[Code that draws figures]
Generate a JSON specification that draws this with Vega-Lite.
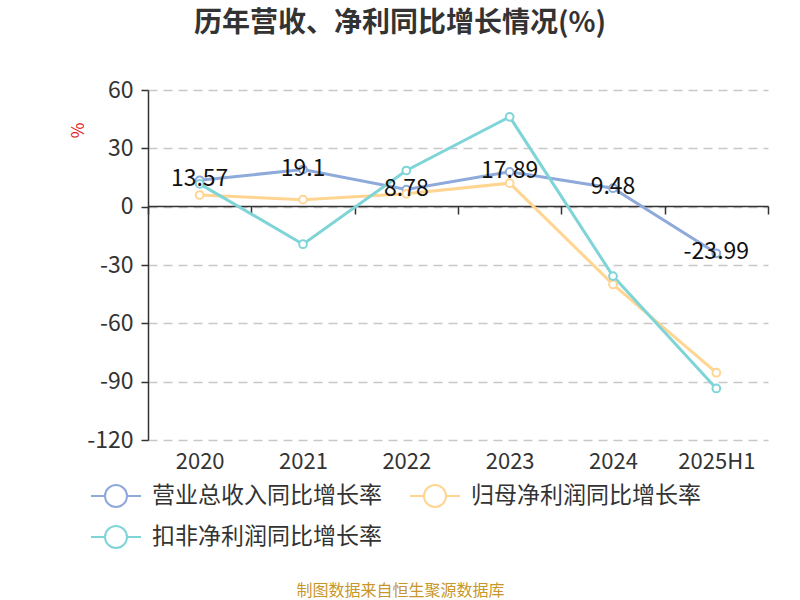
{
  "$schema": "https://vega.github.io/schema/vega-lite/v6.json",
  "width": 620,
  "height": 350,
  "autosize": {"type": "none"},
  "padding": {"left": 148, "top": 90, "right": 32, "bottom": 160},
  "background": "white",
  "config": {
    "font": "Noto Sans CJK SC",
    "view": {"stroke": null}
  },
  "title": {
    "text": "历年营收、净利同比增长情况(%)",
    "fontSize": 28,
    "fontWeight": "bold",
    "color": "#333333",
    "anchor": "middle",
    "frame": "group",
    "dx": -58,
    "offset": 41
  },
  "data": {
    "values": [
      {"year": "2020", "series": "营业总收入同比增长率", "value": 13.57},
      {"year": "2021", "series": "营业总收入同比增长率", "value": 19.1},
      {"year": "2022", "series": "营业总收入同比增长率", "value": 8.78},
      {"year": "2023", "series": "营业总收入同比增长率", "value": 17.89},
      {"year": "2024", "series": "营业总收入同比增长率", "value": 9.48},
      {"year": "2025H1", "series": "营业总收入同比增长率", "value": -23.99},
      {"year": "2020", "series": "归母净利润同比增长率", "value": 6.0},
      {"year": "2021", "series": "归母净利润同比增长率", "value": 3.6},
      {"year": "2022", "series": "归母净利润同比增长率", "value": 6.6},
      {"year": "2023", "series": "归母净利润同比增长率", "value": 12.1},
      {"year": "2024", "series": "归母净利润同比增长率", "value": -40.0},
      {"year": "2025H1", "series": "归母净利润同比增长率", "value": -85.4},
      {"year": "2020", "series": "扣非净利润同比增长率", "value": 11.7},
      {"year": "2021", "series": "扣非净利润同比增长率", "value": -19.3},
      {"year": "2022", "series": "扣非净利润同比增长率", "value": 18.6},
      {"year": "2023", "series": "扣非净利润同比增长率", "value": 46.2},
      {"year": "2024", "series": "扣非净利润同比增长率", "value": -35.7},
      {"year": "2025H1", "series": "扣非净利润同比增长率", "value": -93.5}
    ]
  },
  "encoding": {
    "x": {
      "field": "year",
      "type": "ordinal",
      "sort": null,
      "scale": {"type": "band", "paddingInner": 0, "paddingOuter": 0},
      "axis": {
        "title": "制图数据来自恒生聚源数据库",
        "titleColor": "#c8962a",
        "titleFontSize": 16,
        "titleFontWeight": "normal",
        "titleAnchor": "start",
        "titleAlign": "center",
        "titleBaseline": "middle",
        "titleX": 252,
        "titleY": 384,
        "offset": -234,
        "labelAngle": 0,
        "labelFontSize": 22,
        "labelColor": "#333333",
        "labelPadding": 237,
        "tickBand": "extent",
        "tickSize": 8,
        "tickColor": "#333333",
        "tickWidth": 1.5,
        "domainColor": "#333333",
        "domainWidth": 1.5
      }
    },
    "y": {
      "field": "value",
      "type": "quantitative",
      "scale": {"domain": [-120, 60], "nice": false, "zero": false},
      "axis": {
        "values": [-120, -90, -60, -30, 0, 30, 60],
        "labelExpr": "'' + datum.value",
        "title": "%",
        "titleColor": "#e02020",
        "titleFontSize": 17,
        "titleFontWeight": "normal",
        "titleX": -61,
        "titleY": 40,
        "titleAngle": -90,
        "titleAlign": "center",
        "labelFontSize": 23,
        "labelColor": "#333333",
        "labelPadding": 8,
        "tickSize": 7,
        "tickColor": "#333333",
        "tickWidth": 1.5,
        "domainColor": "#333333",
        "domainWidth": 1.5,
        "grid": true,
        "gridColor": "#c8c8c8",
        "gridDash": [9, 6],
        "gridWidth": 1.5
      }
    },
    "color": {
      "field": "series",
      "type": "nominal",
      "scale": {
        "domain": ["营业总收入同比增长率", "归母净利润同比增长率", "扣非净利润同比增长率"],
        "range": ["#8eaadb", "#ffd591", "#7fd4d7"]
      },
      "legend": {
        "title": null,
        "orient": "none",
        "legendX": -58,
        "legendY": 380,
        "direction": "horizontal",
        "columns": 2,
        "columnPadding": 24,
        "rowPadding": -8,
        "labelFontSize": 23,
        "labelColor": "#333333",
        "labelOffset": 10,
        "labelLimit": 400,
        "symbolType": "M-1,0H-0.44M0.44,0H1M0.44,0A0.44,0.44 0 1,1 -0.44,0A0.44,0.44 0 1,1 0.44,0",
        "symbolSize": 2500,
        "symbolStrokeWidth": 2,
        "encode": {"symbols": {"update": {"fill": {"value": "white"}}}}
      }
    }
  },
  "layer": [
    {
      "mark": {
        "type": "line",
        "strokeWidth": 3,
        "point": {"filled": false, "fill": "white", "size": 60, "strokeWidth": 2}
      }
    },
    {
      "transform": [
        {"filter": "datum.series === '营业总收入同比增长率'"},
        {"calculate": "'' + datum.value", "as": "label"}
      ],
      "mark": {
        "type": "text",
        "fontSize": 23,
        "align": "center",
        "baseline": "middle",
        "dy": -1
      },
      "encoding": {
        "text": {"field": "label", "type": "nominal"},
        "color": {"value": "#111111"}
      }
    }
  ]
}
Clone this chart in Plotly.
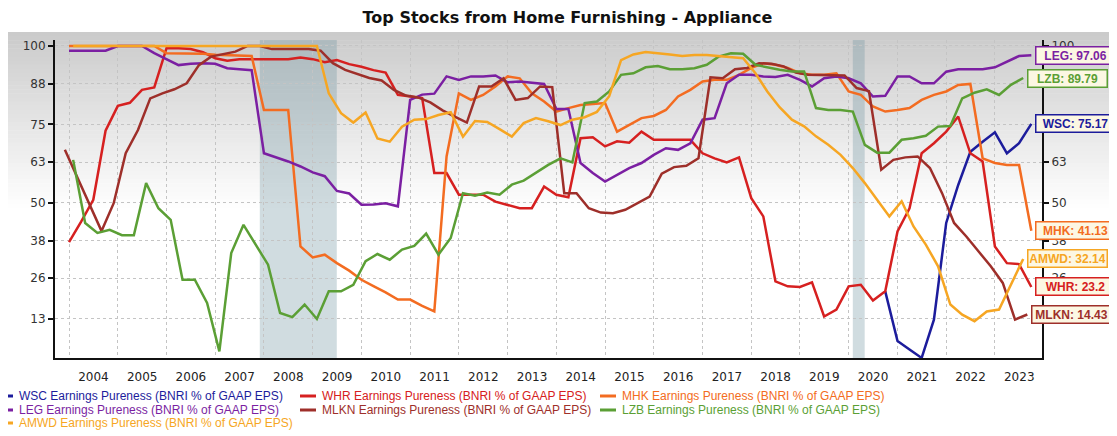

_REQUIREMENT:_ Output the full set of records above without changing a word, and drop the images.

_EXPECTED ANSWER:_
Generate a JSON specification that draws this with Vega-Lite.
{
  "$schema": "https://vega.github.io/schema/vega-lite/v6.json",
  "width": 620,
  "height": 350,
  "autosize": {"type": "none"},
  "padding": {"left": 148, "top": 90, "right": 32, "bottom": 160},
  "background": "white",
  "config": {
    "font": "Noto Sans CJK SC",
    "view": {"stroke": null}
  },
  "title": {
    "text": "历年营收、净利同比增长情况(%)",
    "fontSize": 28,
    "fontWeight": "bold",
    "color": "#333333",
    "anchor": "middle",
    "frame": "group",
    "dx": -58,
    "offset": 41
  },
  "data": {
    "values": [
      {"year": "2020", "series": "营业总收入同比增长率", "value": 13.57},
      {"year": "2021", "series": "营业总收入同比增长率", "value": 19.1},
      {"year": "2022", "series": "营业总收入同比增长率", "value": 8.78},
      {"year": "2023", "series": "营业总收入同比增长率", "value": 17.89},
      {"year": "2024", "series": "营业总收入同比增长率", "value": 9.48},
      {"year": "2025H1", "series": "营业总收入同比增长率", "value": -23.99},
      {"year": "2020", "series": "归母净利润同比增长率", "value": 6.0},
      {"year": "2021", "series": "归母净利润同比增长率", "value": 3.6},
      {"year": "2022", "series": "归母净利润同比增长率", "value": 6.6},
      {"year": "2023", "series": "归母净利润同比增长率", "value": 12.1},
      {"year": "2024", "series": "归母净利润同比增长率", "value": -40.0},
      {"year": "2025H1", "series": "归母净利润同比增长率", "value": -85.4},
      {"year": "2020", "series": "扣非净利润同比增长率", "value": 11.7},
      {"year": "2021", "series": "扣非净利润同比增长率", "value": -19.3},
      {"year": "2022", "series": "扣非净利润同比增长率", "value": 18.6},
      {"year": "2023", "series": "扣非净利润同比增长率", "value": 46.2},
      {"year": "2024", "series": "扣非净利润同比增长率", "value": -35.7},
      {"year": "2025H1", "series": "扣非净利润同比增长率", "value": -93.5}
    ]
  },
  "encoding": {
    "x": {
      "field": "year",
      "type": "ordinal",
      "sort": null,
      "scale": {"type": "band", "paddingInner": 0, "paddingOuter": 0},
      "axis": {
        "title": "制图数据来自恒生聚源数据库",
        "titleColor": "#c8962a",
        "titleFontSize": 16,
        "titleFontWeight": "normal",
        "titleAnchor": "start",
        "titleAlign": "center",
        "titleBaseline": "middle",
        "titleX": 252,
        "titleY": 384,
        "offset": -234,
        "labelAngle": 0,
        "labelFontSize": 22,
        "labelColor": "#333333",
        "labelPadding": 237,
        "tickBand": "extent",
        "tickSize": 8,
        "tickColor": "#333333",
        "tickWidth": 1.5,
        "domainColor": "#333333",
        "domainWidth": 1.5
      }
    },
    "y": {
      "field": "value",
      "type": "quantitative",
      "scale": {"domain": [-120, 60], "nice": false, "zero": false},
      "axis": {
        "values": [-120, -90, -60, -30, 0, 30, 60],
        "labelExpr": "'' + datum.value",
        "title": "%",
        "titleColor": "#e02020",
        "titleFontSize": 17,
        "titleFontWeight": "normal",
        "titleX": -61,
        "titleY": 40,
        "titleAngle": -90,
        "titleAlign": "center",
        "labelFontSize": 23,
        "labelColor": "#333333",
        "labelPadding": 8,
        "tickSize": 7,
        "tickColor": "#333333",
        "tickWidth": 1.5,
        "domainColor": "#333333",
        "domainWidth": 1.5,
        "grid": true,
        "gridColor": "#c8c8c8",
        "gridDash": [9, 6],
        "gridWidth": 1.5
      }
    },
    "color": {
      "field": "series",
      "type": "nominal",
      "scale": {
        "domain": ["营业总收入同比增长率", "归母净利润同比增长率", "扣非净利润同比增长率"],
        "range": ["#8eaadb", "#ffd591", "#7fd4d7"]
      },
      "legend": {
        "title": null,
        "orient": "none",
        "legendX": -58,
        "legendY": 380,
        "direction": "horizontal",
        "columns": 2,
        "columnPadding": 24,
        "rowPadding": -8,
        "labelFontSize": 23,
        "labelColor": "#333333",
        "labelOffset": 10,
        "labelLimit": 400,
        "symbolType": "M-1,0H-0.44M0.44,0H1M0.44,0A0.44,0.44 0 1,1 -0.44,0A0.44,0.44 0 1,1 0.44,0",
        "symbolSize": 2500,
        "symbolStrokeWidth": 2,
        "encode": {"symbols": {"update": {"fill": {"value": "white"}}}}
      }
    }
  },
  "layer": [
    {
      "mark": {
        "type": "line",
        "strokeWidth": 3,
        "point": {"filled": false, "fill": "white", "size": 60, "strokeWidth": 2}
      }
    },
    {
      "transform": [
        {"filter": "datum.series === '营业总收入同比增长率'"},
        {"calculate": "'' + datum.value", "as": "label"}
      ],
      "mark": {
        "type": "text",
        "fontSize": 23,
        "align": "center",
        "baseline": "middle",
        "dy": -1
      },
      "encoding": {
        "text": {"field": "label", "type": "nominal"},
        "color": {"value": "#111111"}
      }
    }
  ]
}
Clone this chart in Plotly.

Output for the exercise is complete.